Mine tailings are the uneconomic remains that result from the milling process, and are conventionally stored in large impoundments like the one which breached in British Columbia in 2014 at the Mount Polley open pit mine. No such occurrence with a large impoundment has ever happened in Montana’s more than 100 years of mining, yet the Montana Mining Association (MMA) had the foresight to facilitate a bill which would cement a substantial list of new requirements into law, ensuring that Montana’s impoundments remain safe long into the future.

The new requirements guarantee that tailings storage facilities are designed using the most advanced practices and technologies available, requiring ample review and approval of design, operation, maintenance and closure by expert engineers ahead of construction.

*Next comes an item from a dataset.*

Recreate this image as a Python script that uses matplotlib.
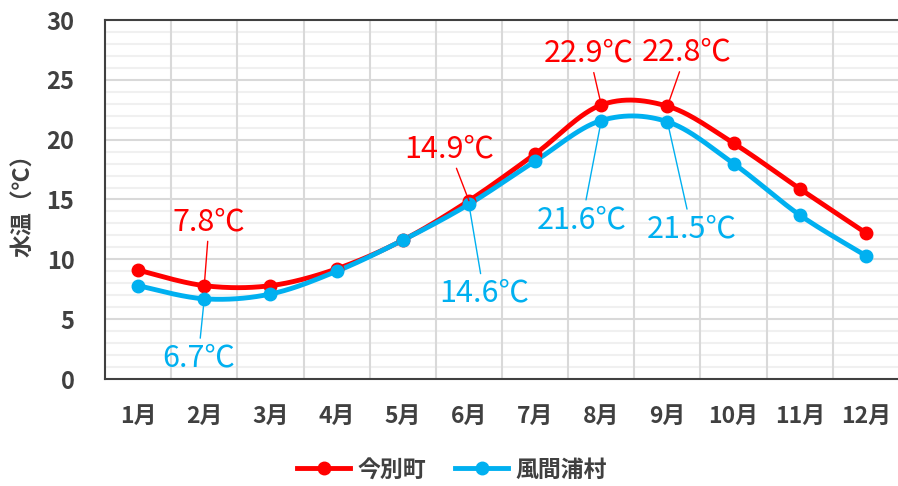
import matplotlib
matplotlib.use('Agg')
import matplotlib.pyplot as plt
from matplotlib.lines import Line2D
from matplotlib.ticker import MultipleLocator
import numpy as np

plt.rcParams['font.family'] = ['Noto Sans CJK JP', 'DejaVu Sans']

months = ['1月', '2月', '3月', '4月', '5月', '6月', '7月', '8月', '9月', '10月', '11月', '12月']
imabetsu = [9.1, 7.8, 7.8, 9.2, 11.6, 14.9, 18.8, 22.9, 22.8, 19.7, 15.9, 12.2]
kazamaura = [7.8, 6.7, 7.1, 9.0, 11.6, 14.6, 18.2, 21.6, 21.5, 18.0, 13.7, 10.3]
names = ['今別町', '風間浦村']

RED = '#FF0000'
BLUE = '#00B0F0'
TXT = '#404040'

# labelled points: (month index, offset in pixels)
red_labels = [(1, (5, 64)), (5, (-20, 52)), (7, (-12, 52)), (8, (19, 54))]
blue_labels = [(1, (-6, -59)), (5, (15, -89)), (7, (-19, -99)), (8, (24, -107))]


def smooth(x, y, n=30):
    # excel-like smoothed line (catmull-rom as cubic bezier)
    x = np.asarray(x, float); y = np.asarray(y, float)
    px = np.concatenate([[x[0]], x, [x[-1]]])
    py = np.concatenate([[y[0]], y, [y[-1]]])
    xs, ys = [], []
    t = np.linspace(0, 1, n)
    for i in range(1, len(px) - 2):
        p0 = np.array([px[i], py[i]]); p3 = np.array([px[i + 1], py[i + 1]])
        p1 = p0 + (p3 - np.array([px[i - 1], py[i - 1]])) / 6
        p2 = p3 - (np.array([px[i + 2], py[i + 2]]) - p0) / 6
        b = ((1 - t) ** 3)[:, None] * p0 + (3 * (1 - t) ** 2 * t)[:, None] * p1 \
            + (3 * (1 - t) * t ** 2)[:, None] * p2 + (t ** 3)[:, None] * p3
        xs.extend(b[:, 0]); ys.extend(b[:, 1])
    return xs, ys


fig = plt.figure(figsize=(8.98, 4.86), dpi=100)
ax = fig.add_axes([105 / 898, 107 / 486, 794 / 898, 359 / 486])

x = np.arange(1, 13)
for vals, c in [(imabetsu, RED), (kazamaura, BLUE)]:
    sx, sy = smooth(x, vals)
    ax.plot(sx, sy, color=c, lw=3.5, solid_capstyle='round', zorder=3)
    ax.plot(x, vals, 'o', color=c, ms=9, zorder=4)

for vals, labs, c in [(imabetsu, red_labels, RED), (kazamaura, blue_labels, BLUE)]:
    for i, off in labs:
        ax.annotate(f'{vals[i]:.1f}℃', xy=(x[i], vals[i]), xytext=off,
                    textcoords='offset pixels', ha='center', va='center',
                    fontsize=22, color=c, zorder=5,
                    arrowprops=dict(arrowstyle='-', color=c, lw=1, shrinkA=1, shrinkB=0))

ax.set_xlim(0.5, 12.5)
ax.set_ylim(0, 30)
ax.set_xticks(x)
ax.set_xticklabels(months)
ax.yaxis.set_major_locator(MultipleLocator(5))
ax.yaxis.set_minor_locator(MultipleLocator(1))
ax.grid(False)
for v in np.arange(1.5, 12.5, 1):
    ax.axvline(v, color='#D9D9D9', lw=1.5, zorder=1)
for v in range(1, 30):
    ax.axhline(v, color='#D9D9D9' if v % 5 == 0 else '#F0F0F0', lw=1.5, zorder=1 if v % 5 == 0 else 0.5)

ax.tick_params(which='both', length=0)
ax.tick_params(axis='y', pad=22, labelsize=17, labelcolor=TXT)
ax.tick_params(axis='x', pad=19, labelsize=16.5, labelcolor=TXT)
for lab in ax.get_xticklabels() + ax.get_yticklabels():
    lab.set_fontweight('bold')

for s in ['left', 'bottom', 'top']:
    ax.spines[s].set_color(TXT)
    ax.spines[s].set_linewidth(1.5)
ax.spines['right'].set_visible(False)

ax.set_ylabel('水温（℃）', fontsize=16.5, fontweight='bold', color=TXT, labelpad=8)

handles = [Line2D([], [], color=RED, lw=3.5, marker='o', ms=9),
           Line2D([], [], color=BLUE, lw=3.5, marker='o', ms=9)]
leg = fig.legend(handles, names, loc='center', bbox_to_anchor=(452 / 898, 1 - 470 / 486),
                 ncol=2, frameon=False, fontsize=16.5, handlelength=2.3, columnspacing=1.3,
                 handletextpad=0.3)
for t in leg.get_texts():
    t.set_color(TXT)
    t.set_fontweight('bold')

fig.savefig('out.png', dpi=100)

“Senate Bill 409 is the advent of a new era of mining in Montana, where industry proposes standards progressive in concept, comprehensive in scope and definitive in responsible management of tailings storage facilities,” said Mark Thompson, MMA President and Manager of Environmental Affairs at Montana Resources.

By providing for adaptive management of tailings storage facilities, utilizing the best engineering practices and recommendations, the law ensures that the future of Montana mining prioritizes environmental integrity alongside of economic development.

-- Tammy Johnson is executive director of the Montana Mining Association, a trade group of mineral developers, producers, refiners and vendors in Montana.